Il motivo proposto con ricorso incidentale espressamente definito "condizionato" all'accoglimento del ricorso principale deve intendersi assorbito.

Si deve quindi rigettare il proposto ricorso e dichiarare assorbito quello incidentate. Le spese di lite - liquidate come al dispositivo - seguono la soccombenza.
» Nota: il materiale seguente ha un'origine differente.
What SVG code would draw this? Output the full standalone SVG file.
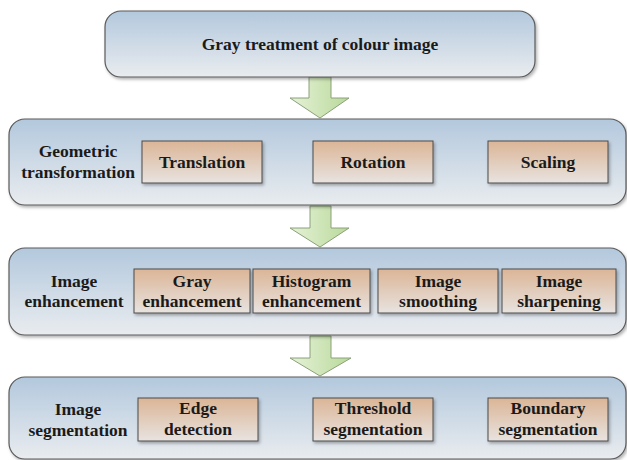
<svg xmlns="http://www.w3.org/2000/svg" width="627" height="460" viewBox="0 0 627 460">
<defs>
<linearGradient id="gOuter" x1="0" y1="0" x2="0" y2="1">
<stop offset="0" stop-color="#b3c8dd"/>
<stop offset="1" stop-color="#e9ecef"/>
</linearGradient>
<linearGradient id="gInner" x1="0" y1="0" x2="0" y2="1">
<stop offset="0" stop-color="#dbb596"/>
<stop offset="1" stop-color="#e8e3e0"/>
</linearGradient>
<linearGradient id="gArrow" x1="0" y1="0" x2="1" y2="0">
<stop offset="0" stop-color="#e6f2d8"/>
<stop offset="1" stop-color="#b9d99a"/>
</linearGradient>
<filter id="sh" x="-5%" y="-10%" width="110%" height="130%">
<feDropShadow dx="1.5" dy="2" stdDeviation="1.5" flood-color="#000" flood-opacity="0.3"/>
</filter>
</defs>
<style>
.outer{fill:url(#gOuter);stroke:#5a5a5a;stroke-width:1.2;filter:url(#sh)}
.inner{fill:url(#gInner);stroke:#4a4a4a;stroke-width:1;filter:url(#sh)}
.arrow{fill:url(#gArrow);stroke:#8aa07a;stroke-width:1}
.t{font-family:"Liberation Serif","Times New Roman",serif;font-weight:bold;font-size:17.5px;fill:#1a1a1a;text-anchor:middle}
</style>
<rect width="627" height="460" fill="#ffffff"/>
<g id="connectors">
<path class="arrow" d="M309,77 H331 V98 H349 L320,118 L290,98 H309 Z"/>
<path class="arrow" d="M310,206 H331 V228 H349 L320,247 L290,228 H310 Z"/>
<path class="arrow" d="M310,336 H331 V358 H351 L320,376 L290,358 H310 Z"/>
</g>
<g id="n0">
<rect class="outer" x="105" y="11" width="430" height="66" rx="16"/>
<text class="t" x="320" y="50">Gray treatment of colour image</text>
</g>
<g id="row1">
<rect class="outer" x="9" y="119" width="617" height="86" rx="16"/>
<text class="t" x="78" y="157">Geometric</text>
<text class="t" x="78" y="178">transformation</text>
</g>
<g id="n_translation"><rect class="inner" x="142" y="141" width="120" height="42"/><text class="t" x="202" y="168">Translation</text></g>
<g id="n_rotation"><rect class="inner" x="313" y="141" width="120" height="42"/><text class="t" x="373" y="168">Rotation</text></g>
<g id="n_scaling"><rect class="inner" x="488" y="141" width="120" height="42"/><text class="t" x="548" y="168">Scaling</text></g>
<g id="row2">
<rect class="outer" x="9" y="248" width="617" height="87" rx="16"/>
<text class="t" x="74" y="287">Image</text>
<text class="t" x="74" y="307">enhancement</text>
</g>
<g id="n_gray"><rect class="inner" x="134" y="269" width="116" height="44"/><text class="t" x="192" y="287">Gray</text><text class="t" x="192" y="307">enhancement</text></g>
<g id="n_hist"><rect class="inner" x="253" y="269" width="117" height="44"/><text class="t" x="311.5" y="287">Histogram</text><text class="t" x="311.5" y="307">enhancement</text></g>
<g id="n_smooth"><rect class="inner" x="378" y="269" width="120" height="44"/><text class="t" x="438" y="287">Image</text><text class="t" x="438" y="307">smoothing</text></g>
<g id="n_sharp"><rect class="inner" x="502" y="269" width="114" height="44"/><text class="t" x="559" y="287">Image</text><text class="t" x="559" y="307">sharpening</text></g>
<g id="row3">
<rect class="outer" x="9" y="377" width="617" height="82" rx="16"/>
<text class="t" x="78" y="415">Image</text>
<text class="t" x="78" y="436">segmentation</text>
</g>
<g id="n_edge"><rect class="inner" x="138" y="398" width="120" height="43"/><text class="t" x="198" y="414">Edge</text><text class="t" x="198" y="435">detection</text></g>
<g id="n_thresh"><rect class="inner" x="313" y="398" width="120" height="43"/><text class="t" x="373" y="414">Threshold</text><text class="t" x="373" y="435">segmentation</text></g>
<g id="n_boundary"><rect class="inner" x="488" y="398" width="120" height="43"/><text class="t" x="548" y="414">Boundary</text><text class="t" x="548" y="435">segmentation</text></g>
</svg>
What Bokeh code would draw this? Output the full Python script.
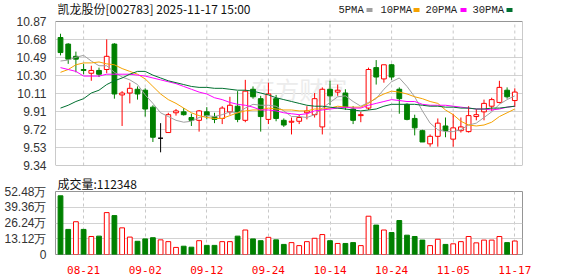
from bokeh.plotting import figure
from bokeh.layouts import column
from bokeh.models import Range1d, FixedTicker, Label, ColumnDataSource, Title, BoxAnnotation
from bokeh.core.properties import value
from bokeh.embed import file_html
from bokeh.resources import INLINE

# ---------------- data ----------------
dates = ["08-18", "08-19", "08-20", "08-21", "08-22", "08-25", "08-26", "08-27", "08-28", "08-29",
         "09-01", "09-02", "09-03", "09-04", "09-05", "09-08", "09-09", "09-10", "09-11", "09-12",
         "09-15", "09-16", "09-17", "09-18", "09-19", "09-22", "09-23", "09-24", "09-25", "09-26",
         "09-29", "09-30", "10-09", "10-10", "10-13", "10-14", "10-15", "10-16", "10-17", "10-20",
         "10-21", "10-22", "10-23", "10-24", "10-27", "10-28", "10-29", "10-30", "10-31", "11-03",
         "11-04", "11-05", "11-06", "11-07", "11-10", "11-11", "11-12", "11-13", "11-14", "11-17"]

opens = [10.70, 10.63, 10.50, 10.36, 10.32, 10.35, 10.36, 10.63, 10.09, 10.11,
         10.15, 10.14, 9.96, 9.63, 9.69, 9.90, 9.91, 9.85, 9.82, 9.91,
         9.86, 9.84, 9.91, 9.97, 9.82, 10.15, 10.05, 9.83, 10.05, 9.82,
         9.80, 9.81, 9.90, 9.88, 9.75, 10.15, 10.12, 10.11, 9.94, 9.87,
         9.95, 10.38, 10.26, 10.41, 10.15, 9.99, 9.84, 9.71, 9.57, 9.65,
         9.76, 9.62, 9.71, 9.70, 9.86, 9.91, 9.97, 10.01, 10.14, 10.03]
highs = [10.74, 10.64, 10.55, 10.42, 10.40, 10.38, 10.68, 10.64, 10.13, 10.22,
         10.18, 10.16, 9.98, 9.79, 9.90, 9.94, 9.95, 9.89, 9.93, 9.96,
         9.90, 9.97, 10.07, 10.13, 10.25, 10.18, 10.08, 10.22, 10.09, 9.84,
         9.85, 9.88, 9.97, 10.11, 10.17, 10.24, 10.20, 10.15, 9.97, 9.91,
         10.38, 10.46, 10.41, 10.42, 10.17, 10.00, 9.88, 9.72, 9.67, 9.84,
         9.85, 9.89, 9.85, 9.97, 9.94, 10.04, 10.06, 10.24, 10.17, 10.16]
lows = [10.51, 10.42, 10.33, 10.31, 10.24, 10.28, 10.32, 10.05, 9.76, 10.00,
        10.04, 9.86, 9.59, 9.48, 9.69, 9.87, 9.87, 9.76, 9.70, 9.83,
        9.79, 9.78, 9.88, 9.80, 9.80, 10.05, 9.70, 9.78, 9.81, 9.75,
        9.67, 9.78, 9.83, 9.85, 9.67, 9.98, 10.08, 9.93, 9.78, 9.80,
        9.93, 10.20, 10.22, 10.25, 9.89, 9.82, 9.66, 9.59, 9.54, 9.54,
        9.64, 9.54, 9.69, 9.69, 9.82, 9.82, 9.92, 10.00, 10.05, 9.96]
closes = [10.54, 10.47, 10.47, 10.35, 10.35, 10.31, 10.50, 10.10, 10.11, 10.16,
          10.10, 9.94, 9.64, 9.63, 9.88, 9.92, 9.88, 9.82, 9.92, 9.87,
          9.83, 9.95, 9.98, 9.83, 10.13, 10.07, 9.86, 10.10, 9.84, 9.77,
          9.81, 9.85, 9.92, 10.05, 10.15, 10.08, 10.14, 9.96, 9.82, 9.88,
          10.36, 10.28, 10.41, 10.28, 10.05, 9.83, 9.74, 9.59, 9.65, 9.79,
          9.71, 9.74, 9.75, 9.87, 9.88, 10.00, 10.04, 10.17, 10.07, 10.12]

ma5 = [10.45, 10.46, 10.49, 10.51, 10.45, 10.40, 10.40, 10.33, 10.28, 10.25,
       10.20, 10.09, 10.00, 9.90, 9.86, 9.82, 9.80, 9.81, 9.85, 9.87,
       9.86, 9.88, 9.91, 9.90, 9.95, 9.99, 9.98, 9.98, 9.97, 9.92,
       9.86, 9.86, 9.85, 9.88, 9.95, 10.01, 10.07, 10.08, 10.02, 9.97,
       10.01, 10.05, 10.15, 10.23, 10.27, 10.18, 10.07, 9.92, 9.79, 9.72,
       9.70, 9.70, 9.72, 9.77, 9.79, 9.85, 9.91, 9.99, 10.04, 10.08]
ma10 = [10.33, 10.36, 10.41, 10.43, 10.43, 10.44, 10.42, 10.41, 10.37, 10.34,
        10.31, 10.26, 10.18, 10.10, 10.04, 10.00, 9.95, 9.90, 9.87, 9.85,
        9.84, 9.84, 9.87, 9.90, 9.92, 9.93, 9.93, 9.95, 9.94, 9.93,
        9.93, 9.92, 9.92, 9.94, 9.94, 9.95, 9.97, 9.96, 9.96, 9.96,
        10.00, 10.06, 10.10, 10.13, 10.12, 10.10, 10.07, 10.05, 10.02, 10.00,
        9.93, 9.88, 9.81, 9.77, 9.76, 9.77, 9.80, 9.86, 9.90, 9.94]
ma20 = [10.38, 10.36, 10.34, 10.29, 10.29, 10.29, 10.31, 10.31, 10.31, 10.31,
        10.30, 10.29, 10.27, 10.25, 10.23, 10.21, 10.18, 10.15, 10.12, 10.10,
        10.06, 10.04, 10.01, 9.99, 9.98, 9.96, 9.93, 9.93, 9.92, 9.90,
        9.89, 9.88, 9.89, 9.92, 9.93, 9.94, 9.95, 9.96, 9.95, 9.95,
        9.98, 10.00, 10.02, 10.04, 10.03, 10.02, 10.02, 9.99, 9.98, 9.98,
        9.98, 9.97, 9.96, 9.95, 9.94, 9.94, 9.93, 9.94, 9.96, 9.97]
ma30 = [9.95, 9.98, 10.02, 10.05, 10.11, 10.14, 10.20, 10.24, 10.27, 10.31,
        10.34, 10.34, 10.30, 10.27, 10.24, 10.22, 10.20, 10.18, 10.17, 10.17,
        10.16, 10.16, 10.15, 10.14, 10.14, 10.13, 10.11, 10.09, 10.06, 10.04,
        10.02, 10.00, 9.98, 9.97, 9.97, 9.96, 9.95, 9.94, 9.93, 9.92,
        9.93, 9.94, 9.97, 9.99, 9.99, 9.99, 9.99, 9.98, 9.97, 9.97,
        9.96, 9.96, 9.95, 9.95, 9.94, 9.94, 9.95, 9.95, 9.96, 9.97]

# volume in 万 (10,000 shares)
volumes = [48.9, 20.9, 27.3, 20.9, 15.0, 15.3, 34.9, 32.4, 22.2, 14.5,
           11.0, 13.0, 14.0, 12.2, 10.7, 5.9, 6.9, 6.1, 11.5, 7.6,
           7.6, 10.7, 10.7, 15.3, 20.4, 13.0, 11.5, 14.3, 12.2, 8.4,
           9.9, 7.4, 10.7, 13.5, 16.6, 11.5, 9.2, 9.2, 9.9, 7.4,
           31.9, 24.5, 20.4, 18.3, 28.3, 16.1, 15.0, 12.0, 7.4, 12.7,
           8.4, 8.9, 10.7, 15.0, 9.7, 12.0, 12.0, 15.0, 9.9, 11.2348]
# 1 = red (up) volume bar, 0 = green (down) volume bar
vol_up = [0, 0, 1, 0, 1, 0, 1, 0, 1, 1,
          0, 0, 0, 1, 1, 1, 0, 0, 1, 0,
          0, 1, 1, 0, 1, 0, 0, 1, 0, 0,
          1, 1, 1, 1, 1, 0, 1, 0, 0, 1,
          1, 0, 1, 0, 0, 0, 0, 0, 1, 1,
          0, 1, 1, 1, 1, 1, 1, 1, 0, 1]

price_tick_labels = ["9.34", "9.53", "9.72", "9.91", "10.11", "10.30", "10.49", "10.68", "10.87"]
vol_tick_labels = ["0", "13.12万", "26.24万", "39.36万", "52.48万"]
date_tick_labels = ["08-21", "09-02", "09-12", "09-24", "10-14", "10-24", "11-05", "11-17"]

title_text = "凯龙股份[002783] 2025-11-17 15:00"
vol_title = "成交量:112348"
ma_names = ["5PMA", "10PMA", "20PMA", "30PMA"]

# ---------------- styling / layout ----------------
RED = "#ff0000"
GREEN = "#008000"
MA_COLORS = ["#a0a0a0", "#f5a200", "#ff00ff", "#007030"]
GRID = "#d2d2d2"
VGRID = "#c8c8c8"
BORDER = "#959595"
LABEL_FONT = "Liberation Sans"
CJK_FONT = "Noto Sans CJK SC"
MONO = "Liberation Mono"
W = 578
FRAME_L, FRAME_R = 55, 522     # horizontal pixel extent of the plotting frames
HEAD = 21                      # header strip (title + legend) above the price box
BOX_H = 144                    # height of the price box in pixels

P_MIN, P_MAX = 9.34, 10.87
V_MAX = 52.48
n_p = len(price_tick_labels)
price_ticks = [P_MIN + k * (P_MAX - P_MIN) / (n_p - 1) for k in range(n_p)]
n_v = len(vol_tick_labels)
vol_ticks = [k * V_MAX / (n_v - 1) for k in range(n_v)]
idx = list(range(len(dates)))
date_ticks = [dates.index(d) for d in date_tick_labels]

x_range = Range1d(-0.65, 60.0)


def style_yaxis(p, ticks, labels):
    p.yaxis.ticker = FixedTicker(ticks=ticks, minor_ticks=[])
    p.yaxis.major_label_overrides = dict(zip(ticks, labels))
    p.yaxis.axis_line_color = None
    p.yaxis.major_tick_line_color = None
    p.yaxis.minor_tick_line_color = None
    p.yaxis.major_label_standoff = 3
    p.yaxis.major_label_text_font = LABEL_FONT
    p.yaxis.major_label_text_font_size = "12px"
    p.yaxis.major_label_text_color = "#333333"
    p.ygrid.ticker = FixedTicker(ticks=ticks, minor_ticks=[])
    p.ygrid.grid_line_color = GRID


# ---------------- price panel (frame also holds the header strip) ----------------
y_top = P_MAX + HEAD * (P_MAX - P_MIN) / BOX_H
p1 = figure(width=W, height=HEAD + BOX_H + 7, x_range=x_range, y_range=Range1d(P_MIN, y_top),
            x_axis_location=None, toolbar_location=None, output_backend="svg",
            min_border_left=FRAME_L, min_border_right=W - FRAME_R, min_border_top=0,
            min_border_bottom=7)
style_yaxis(p1, price_ticks, price_tick_labels)
p1.outline_line_color = None
p1.xgrid.visible = False
p1.extra_x_ranges = {"px": Range1d(FRAME_L, FRAME_R)}
p1.extra_y_ranges = {"py": Range1d(HEAD + BOX_H, 0)}

# dashed vertical date grid, limited to the price box
p1.segment(x0=date_ticks, y0=[P_MIN] * len(date_ticks), x1=date_ticks,
           y1=[P_MAX] * len(date_ticks), line_color=VGRID, line_dash="3 3", line_width=1)

# watermark
p1.add_layout(Label(x=31, y=10.16, text="东方财富", text_font=CJK_FONT, text_font_size="24px",
                    text_color="#ececec", text_align="center", text_baseline="middle",
                    level="underlay"))

line_col, fill_col, body_top, body_bot = [], [], [], []
for o, c in zip(opens, closes):
    if c > o:
        line_col.append(RED); fill_col.append("white")
    elif c < o:
        line_col.append(GREEN); fill_col.append(GREEN)
    else:
        line_col.append("black"); fill_col.append("black")
    body_top.append(max(o, c)); body_bot.append(min(o, c))

csrc = ColumnDataSource(dict(x=idx, high=highs, low=lows, top=body_top, bottom=body_bot,
                             lc=line_col, fc=fill_col))
p1.segment(x0="x", y0="low", x1="x", y1="high", line_color="lc", line_width=1, source=csrc)
p1.vbar(x="x", width=0.62, top="top", bottom="bottom", fill_color="fc", line_color="lc",
        line_width=1, source=csrc)

for series, col in zip([ma5, ma10, ma20, ma30], MA_COLORS):
    p1.line(idx, series, line_color=col, line_width=1)

# price box outline
p1.add_layout(BoxAnnotation(bottom=P_MIN, top=P_MAX, fill_alpha=0, line_color=BORDER,
                            line_width=1, line_alpha=1))

# header: title and MA legend (pixel coordinates)
p1.text(x=[57], y=[8], text=[title_text], text_font=value(CJK_FONT), text_font_size="12px",
        text_color="#111111", text_baseline="middle", text_align="left",
        x_range_name="px", y_range_name="py")
legend_x = [338, 380, 425, 472]
swatch_x = [369, 416, 463, 509]
p1.text(x=legend_x, y=[9] * 4, text=ma_names, text_font=value(MONO),
        text_font_size="10.5px", text_color="#222222", text_baseline="middle",
        text_align="left", x_range_name="px", y_range_name="py")
p1.rect(x=swatch_x, y=[9.5] * 4, width=6, height=4, width_units="screen",
        height_units="screen", fill_color=MA_COLORS, line_color=None,
        x_range_name="px", y_range_name="py")

# ---------------- volume panel ----------------
p2 = figure(width=W, height=104, x_range=x_range, y_range=Range1d(0, V_MAX),
            toolbar_location=None, output_backend="svg",
            min_border_left=FRAME_L, min_border_right=W - FRAME_R, min_border_top=15,
            min_border_bottom=21)
style_yaxis(p2, vol_ticks, vol_tick_labels)
p2.outline_line_color = BORDER
p2.xgrid.ticker = FixedTicker(ticks=date_ticks, minor_ticks=[])
p2.xgrid.grid_line_color = VGRID
p2.xgrid.grid_line_dash = "3 3"
p2.title = Title(text=vol_title, align="left", offset=2, standoff=0,
                 text_font=CJK_FONT, text_font_size="12px", text_font_style="normal",
                 text_color="#111111")

p2.xaxis.ticker = FixedTicker(ticks=date_ticks, minor_ticks=[])
p2.xaxis.major_label_overrides = dict(zip(date_ticks, date_tick_labels))
p2.xaxis.axis_line_color = None
p2.xaxis.major_tick_line_color = None
p2.xaxis.minor_tick_line_color = None
p2.xaxis.major_label_standoff = 5
p2.xaxis.major_label_text_font = "DejaVu Sans Mono"
p2.xaxis.major_label_text_font_size = "11px"
p2.xaxis.major_label_text_color = RED

vsrc = ColumnDataSource(dict(x=idx, v=volumes,
                             lc=[RED if u else GREEN for u in vol_up],
                             fc=["white" if u else GREEN for u in vol_up]))
p2.vbar(x="x", width=0.62, top="v", bottom=0, fill_color="fc", line_color="lc",
        line_width=1, source=vsrc)

layout = column(p1, p2, spacing=0)
open("out.html", "w").write(file_html(layout, INLINE))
La Corte ai sensi dell'art. 13 comma 1 quater del d.p.r. n. 115 del 2002, dà atto della sussistenza dei presupposti per il versamento, da parte del ricorrente in via principale, dell'ulteriore importo a titolo di contributo unificato pari a quello dovuto per il ricorso principale, a norma del comma 1-bis, dello stesso articolo 13.

 

P.Q.M.

 

Rigetta il ricorso principale, assorbito l’incidentale e condanna il ricorrente principale al pagamento delle spese del giudizio di legittimità che si liquidano in euro 5.100,00 di cui euro 100,00 per esborsi nonché spese generali al 15% ed accessori come per legge.

Ai sensi dell'art. 13 comma 1 quater del d.p.r. n. 115 del 2002, dà atto della sussistenza dei presupposti per il versamento, da parte del ricorrente in via principale, dell'ulteriore importo a titolo di contributo unificato pari a quello dovuto per il ricorso principale, a norma del comma 1-bis, dello stesso articolo 13.